Но мысль поэта – порождение особо развивающегося ума, некогда удачно названного Фетом «сердечным умом». На полях страниц, посвящённых некоторым вопросам Эвклидовой геометрии, математик Омар Хайям писал свои четверостишия. Формулы и рифмы были начертаны одной и той же рукой, но первые были детищами ума математического, а вторые – сердечного. Мысль старого поэта, закованная в чеканные четыре строки, была так же ясна и глубока, как мысль, одетая цифрами и знаками, но ясность и глубина поэтических раздумий были ясностью и глубиной реки жизни.

Быть может, сердечность ума имел в виду Пушкин, когда обронил фразу о том, что поэзия должна быть глуповата – то есть не рассудочна, не бескрыла, не прагматична. Только стихотворцы, лишённые благодати разума, могут утешать себя плохо понятой пушкинской фразой. Мысль есть тепловая энергия поэзии, искусства. Без мысли умирает сама материя искусства.

Эти соображения вновь и вновь приходят на ум, когда читаешь стихотворения Давида Кугультинова. Мысль – движущая сила его стиха. Этот стих часто говорит читателю о многом и разнообразном, но всегда – о главном. Его афористичность никогда не становится выигрышным приёмом, она рождается самой сутью дела.

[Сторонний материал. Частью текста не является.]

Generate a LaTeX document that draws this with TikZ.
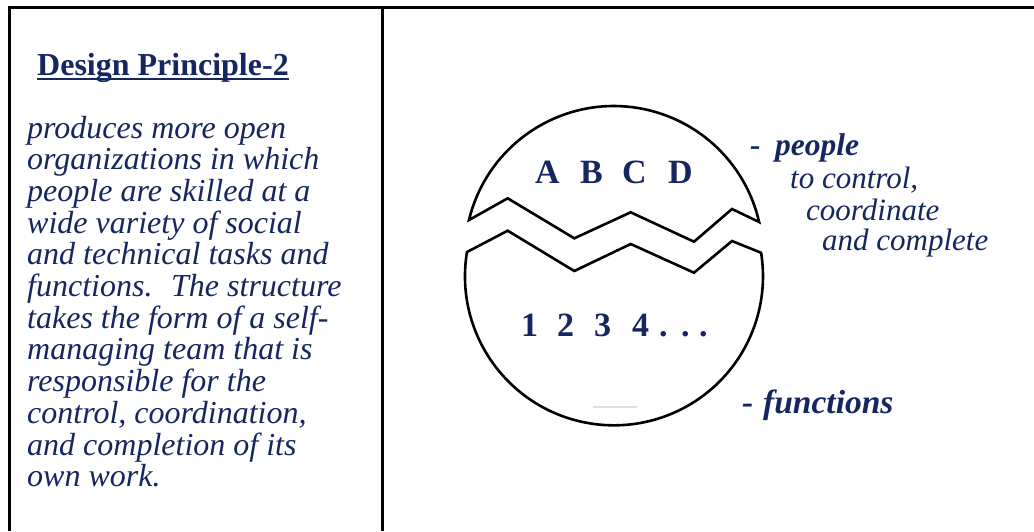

Когда автору, голодному, в тяжкое время старая русская женщина, тайком перекрестив молодого калмыка, даёт кусок хлеба, строки возникают там, где только и должны возникать поэтические строки, – в сердце, и афористичность делает их крылатыми, а сила изображения действенными и действительными:

Хотелось мне, её не зная,

Воскликнуть: «Бабушка родная!»

Хотелось петь, кричать «ура!»,

Рукой в кармане ощущая

Существование добра.

Об извечных понятиях добра и зла пишут сейчас, как и в былые времена, многие, к счастью, от стихотворцев, для которых эти понятия – нечто отвлечённое, предмет игры ума скорее бессердечного, чем сердечного, – легко отличить художников, чувствующих самую плоть добра, его существование среди нас.

В строках, приведённых выше, есть живопись. Это как бы беглой кистью написанная картина, сюжет которой – добро. Но и в тех вещах, в которых, с виду, наличествуют лишь одни рассуждения, живёт на самом деле, не сразу различимая, та же тёплая живопись, картинность изображения:

Не следует того благодарить,

Кто по ошибке совершил добро,

Хотя он зло задумал сотворить.

Не следует с проклятием бранить

Того, кто по ошибке сделал зло,

Хотя мечтал добро распространить.

Всего шесть коротких строк, а как они ёмки, многозначительны, плодотворны, как наглядно зреет в них диалектическое начало поэзии Кугультинова. Он никогда не произносит блестящих или остроумных сентенций, он спорит, и, может быть, потому, что нередко спорит с самим собой, – его противник человек умный и серьёзный.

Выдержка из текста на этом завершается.